Rows from a dataset:
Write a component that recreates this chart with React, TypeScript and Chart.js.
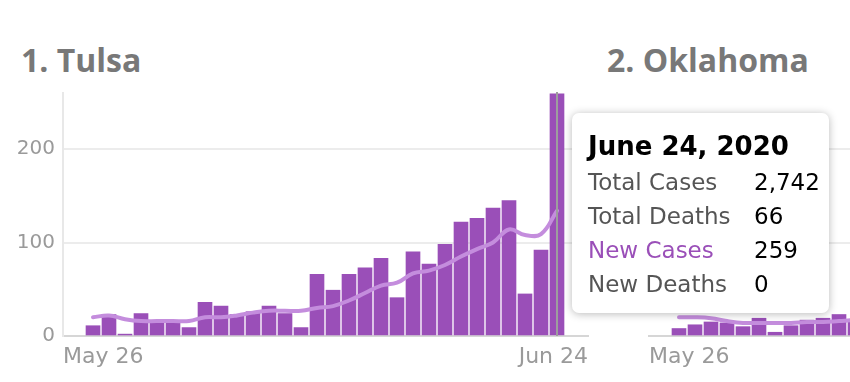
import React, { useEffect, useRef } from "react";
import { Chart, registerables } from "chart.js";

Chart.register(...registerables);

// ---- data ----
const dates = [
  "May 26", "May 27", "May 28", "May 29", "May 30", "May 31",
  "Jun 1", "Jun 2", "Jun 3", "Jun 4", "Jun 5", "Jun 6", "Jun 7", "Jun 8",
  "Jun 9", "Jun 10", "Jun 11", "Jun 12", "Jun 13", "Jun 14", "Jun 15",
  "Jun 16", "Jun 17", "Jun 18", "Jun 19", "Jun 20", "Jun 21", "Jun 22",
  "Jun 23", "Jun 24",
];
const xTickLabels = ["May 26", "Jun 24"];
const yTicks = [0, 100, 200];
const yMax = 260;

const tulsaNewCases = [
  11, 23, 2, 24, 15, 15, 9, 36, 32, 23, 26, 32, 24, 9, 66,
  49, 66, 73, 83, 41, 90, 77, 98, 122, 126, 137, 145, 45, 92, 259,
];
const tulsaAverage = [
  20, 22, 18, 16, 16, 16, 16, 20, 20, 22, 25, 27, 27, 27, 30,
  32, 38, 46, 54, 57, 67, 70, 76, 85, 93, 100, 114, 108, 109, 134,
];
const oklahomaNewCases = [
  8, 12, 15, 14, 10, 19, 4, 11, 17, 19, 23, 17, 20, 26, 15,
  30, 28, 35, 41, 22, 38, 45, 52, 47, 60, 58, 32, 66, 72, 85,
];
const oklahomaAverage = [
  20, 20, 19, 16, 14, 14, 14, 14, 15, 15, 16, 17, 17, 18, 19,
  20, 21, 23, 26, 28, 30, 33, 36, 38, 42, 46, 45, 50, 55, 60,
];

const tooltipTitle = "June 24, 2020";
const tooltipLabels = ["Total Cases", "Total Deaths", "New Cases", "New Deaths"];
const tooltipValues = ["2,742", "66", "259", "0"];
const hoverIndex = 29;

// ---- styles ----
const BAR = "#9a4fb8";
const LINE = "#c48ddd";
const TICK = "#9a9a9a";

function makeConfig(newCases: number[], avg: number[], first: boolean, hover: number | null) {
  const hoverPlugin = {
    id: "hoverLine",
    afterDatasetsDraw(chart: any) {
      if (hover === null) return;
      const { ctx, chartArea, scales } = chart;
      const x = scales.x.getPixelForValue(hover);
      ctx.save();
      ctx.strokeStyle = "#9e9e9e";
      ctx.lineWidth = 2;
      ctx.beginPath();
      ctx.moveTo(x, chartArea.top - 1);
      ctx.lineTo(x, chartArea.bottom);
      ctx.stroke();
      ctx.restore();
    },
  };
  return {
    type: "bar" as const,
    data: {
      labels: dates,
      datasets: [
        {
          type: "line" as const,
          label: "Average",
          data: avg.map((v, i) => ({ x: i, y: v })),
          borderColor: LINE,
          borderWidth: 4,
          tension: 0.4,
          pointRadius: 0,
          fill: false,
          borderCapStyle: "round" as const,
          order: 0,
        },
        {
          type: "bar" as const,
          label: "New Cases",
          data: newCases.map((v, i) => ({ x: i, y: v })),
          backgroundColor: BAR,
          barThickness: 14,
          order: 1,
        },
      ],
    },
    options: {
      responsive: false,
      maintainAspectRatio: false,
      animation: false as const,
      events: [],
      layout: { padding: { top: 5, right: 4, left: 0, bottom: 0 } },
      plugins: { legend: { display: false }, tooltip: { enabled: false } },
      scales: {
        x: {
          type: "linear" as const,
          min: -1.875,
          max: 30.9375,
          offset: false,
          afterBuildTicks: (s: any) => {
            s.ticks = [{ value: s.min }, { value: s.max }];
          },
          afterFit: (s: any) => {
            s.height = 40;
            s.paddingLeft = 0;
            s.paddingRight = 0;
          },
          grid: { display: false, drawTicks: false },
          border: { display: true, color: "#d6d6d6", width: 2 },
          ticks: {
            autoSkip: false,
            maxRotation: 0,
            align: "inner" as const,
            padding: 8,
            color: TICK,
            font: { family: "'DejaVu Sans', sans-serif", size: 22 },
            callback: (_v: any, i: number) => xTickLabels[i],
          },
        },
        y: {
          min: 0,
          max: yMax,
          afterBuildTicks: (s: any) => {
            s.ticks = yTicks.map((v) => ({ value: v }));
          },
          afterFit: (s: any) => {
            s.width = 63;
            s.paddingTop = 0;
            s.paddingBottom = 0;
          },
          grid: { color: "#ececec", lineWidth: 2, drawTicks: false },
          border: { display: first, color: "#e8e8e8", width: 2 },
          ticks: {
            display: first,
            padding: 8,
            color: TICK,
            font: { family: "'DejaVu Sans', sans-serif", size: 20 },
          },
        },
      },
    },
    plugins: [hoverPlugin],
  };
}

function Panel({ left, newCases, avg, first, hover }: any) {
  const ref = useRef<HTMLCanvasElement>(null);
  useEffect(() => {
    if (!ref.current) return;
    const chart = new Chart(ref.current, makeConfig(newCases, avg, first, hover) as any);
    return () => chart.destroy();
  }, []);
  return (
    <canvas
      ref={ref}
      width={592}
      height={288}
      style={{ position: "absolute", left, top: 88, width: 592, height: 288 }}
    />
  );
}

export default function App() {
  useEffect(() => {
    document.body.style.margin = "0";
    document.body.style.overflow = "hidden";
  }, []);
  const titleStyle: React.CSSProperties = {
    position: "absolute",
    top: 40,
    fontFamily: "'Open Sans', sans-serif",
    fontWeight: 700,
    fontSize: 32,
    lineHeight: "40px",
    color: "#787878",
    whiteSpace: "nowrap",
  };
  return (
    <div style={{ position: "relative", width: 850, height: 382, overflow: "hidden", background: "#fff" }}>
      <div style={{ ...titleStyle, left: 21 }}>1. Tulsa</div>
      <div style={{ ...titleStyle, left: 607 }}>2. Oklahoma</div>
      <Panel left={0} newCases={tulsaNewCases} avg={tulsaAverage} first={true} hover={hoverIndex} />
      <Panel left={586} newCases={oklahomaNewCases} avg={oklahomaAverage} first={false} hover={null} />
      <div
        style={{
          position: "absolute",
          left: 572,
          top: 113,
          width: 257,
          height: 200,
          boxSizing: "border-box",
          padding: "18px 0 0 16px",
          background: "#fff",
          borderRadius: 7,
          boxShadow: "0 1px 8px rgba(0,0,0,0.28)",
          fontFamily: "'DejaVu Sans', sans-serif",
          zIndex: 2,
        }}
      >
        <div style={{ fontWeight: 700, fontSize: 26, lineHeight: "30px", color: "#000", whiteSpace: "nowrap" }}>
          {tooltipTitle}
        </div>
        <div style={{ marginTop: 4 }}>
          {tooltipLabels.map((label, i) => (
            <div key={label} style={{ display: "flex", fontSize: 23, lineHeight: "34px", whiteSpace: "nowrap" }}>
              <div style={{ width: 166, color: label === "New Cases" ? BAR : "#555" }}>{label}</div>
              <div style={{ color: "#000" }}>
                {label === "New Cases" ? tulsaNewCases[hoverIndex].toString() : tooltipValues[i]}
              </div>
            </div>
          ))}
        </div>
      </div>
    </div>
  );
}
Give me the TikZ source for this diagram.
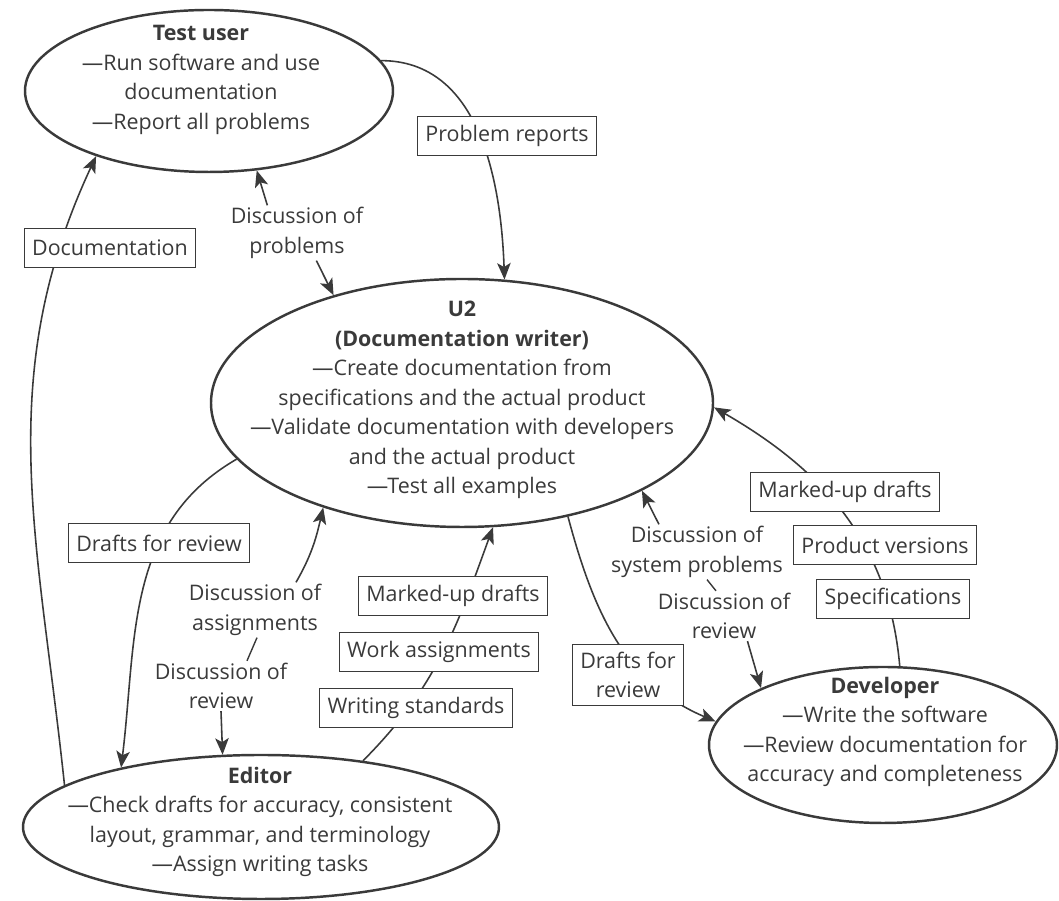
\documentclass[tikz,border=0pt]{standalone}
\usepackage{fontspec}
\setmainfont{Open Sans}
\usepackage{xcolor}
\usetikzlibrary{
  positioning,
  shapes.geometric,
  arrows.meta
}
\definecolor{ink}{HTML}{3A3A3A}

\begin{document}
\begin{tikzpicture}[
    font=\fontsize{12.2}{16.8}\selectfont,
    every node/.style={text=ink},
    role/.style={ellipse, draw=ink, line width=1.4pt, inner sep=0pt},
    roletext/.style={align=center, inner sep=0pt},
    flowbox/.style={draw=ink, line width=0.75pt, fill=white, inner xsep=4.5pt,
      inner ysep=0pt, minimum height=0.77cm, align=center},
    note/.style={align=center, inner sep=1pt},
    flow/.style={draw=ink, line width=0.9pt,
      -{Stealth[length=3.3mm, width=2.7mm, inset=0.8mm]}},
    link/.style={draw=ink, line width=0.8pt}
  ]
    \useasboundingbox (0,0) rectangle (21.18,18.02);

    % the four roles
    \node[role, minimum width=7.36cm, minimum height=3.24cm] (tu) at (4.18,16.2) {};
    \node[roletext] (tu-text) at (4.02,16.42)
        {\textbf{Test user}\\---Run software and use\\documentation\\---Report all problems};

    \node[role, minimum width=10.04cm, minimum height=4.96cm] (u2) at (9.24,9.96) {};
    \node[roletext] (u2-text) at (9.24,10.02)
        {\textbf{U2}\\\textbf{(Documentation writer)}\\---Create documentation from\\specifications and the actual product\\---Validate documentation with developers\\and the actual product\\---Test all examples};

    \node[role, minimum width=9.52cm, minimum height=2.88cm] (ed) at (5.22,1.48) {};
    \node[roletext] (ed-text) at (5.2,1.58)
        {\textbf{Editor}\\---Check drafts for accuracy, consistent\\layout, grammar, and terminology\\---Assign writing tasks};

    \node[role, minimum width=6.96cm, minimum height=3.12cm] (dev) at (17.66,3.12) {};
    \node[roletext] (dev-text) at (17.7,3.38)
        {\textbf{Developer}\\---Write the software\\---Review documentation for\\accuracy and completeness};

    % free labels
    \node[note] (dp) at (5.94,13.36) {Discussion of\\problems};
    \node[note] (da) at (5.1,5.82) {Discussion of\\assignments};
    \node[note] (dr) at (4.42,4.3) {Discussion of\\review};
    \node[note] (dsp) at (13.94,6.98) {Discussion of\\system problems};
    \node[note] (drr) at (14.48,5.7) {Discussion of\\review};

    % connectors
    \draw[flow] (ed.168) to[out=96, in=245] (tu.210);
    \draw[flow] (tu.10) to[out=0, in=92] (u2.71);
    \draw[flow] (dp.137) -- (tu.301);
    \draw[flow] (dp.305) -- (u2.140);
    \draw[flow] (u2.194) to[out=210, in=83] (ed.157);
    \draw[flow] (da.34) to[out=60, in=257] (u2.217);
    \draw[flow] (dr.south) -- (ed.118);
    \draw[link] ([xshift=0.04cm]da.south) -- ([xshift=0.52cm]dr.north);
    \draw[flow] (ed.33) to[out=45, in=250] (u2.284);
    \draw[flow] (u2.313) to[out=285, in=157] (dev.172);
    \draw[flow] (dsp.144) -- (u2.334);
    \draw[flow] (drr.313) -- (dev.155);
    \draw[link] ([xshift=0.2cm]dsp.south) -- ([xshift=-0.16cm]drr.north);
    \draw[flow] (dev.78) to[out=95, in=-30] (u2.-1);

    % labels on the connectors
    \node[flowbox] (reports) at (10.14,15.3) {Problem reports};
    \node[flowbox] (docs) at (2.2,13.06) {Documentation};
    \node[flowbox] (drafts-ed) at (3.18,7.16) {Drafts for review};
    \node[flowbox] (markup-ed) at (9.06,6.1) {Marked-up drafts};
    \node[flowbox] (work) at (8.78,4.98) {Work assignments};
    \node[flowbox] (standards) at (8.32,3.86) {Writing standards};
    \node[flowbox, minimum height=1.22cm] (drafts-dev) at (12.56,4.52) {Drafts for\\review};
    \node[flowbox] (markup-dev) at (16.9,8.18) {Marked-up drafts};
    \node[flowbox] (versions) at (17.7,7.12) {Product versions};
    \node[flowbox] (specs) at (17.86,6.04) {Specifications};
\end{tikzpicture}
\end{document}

Short exercise:
How many lines of the data contain the word "React"? Answer with the number alone.

Complete answer:
3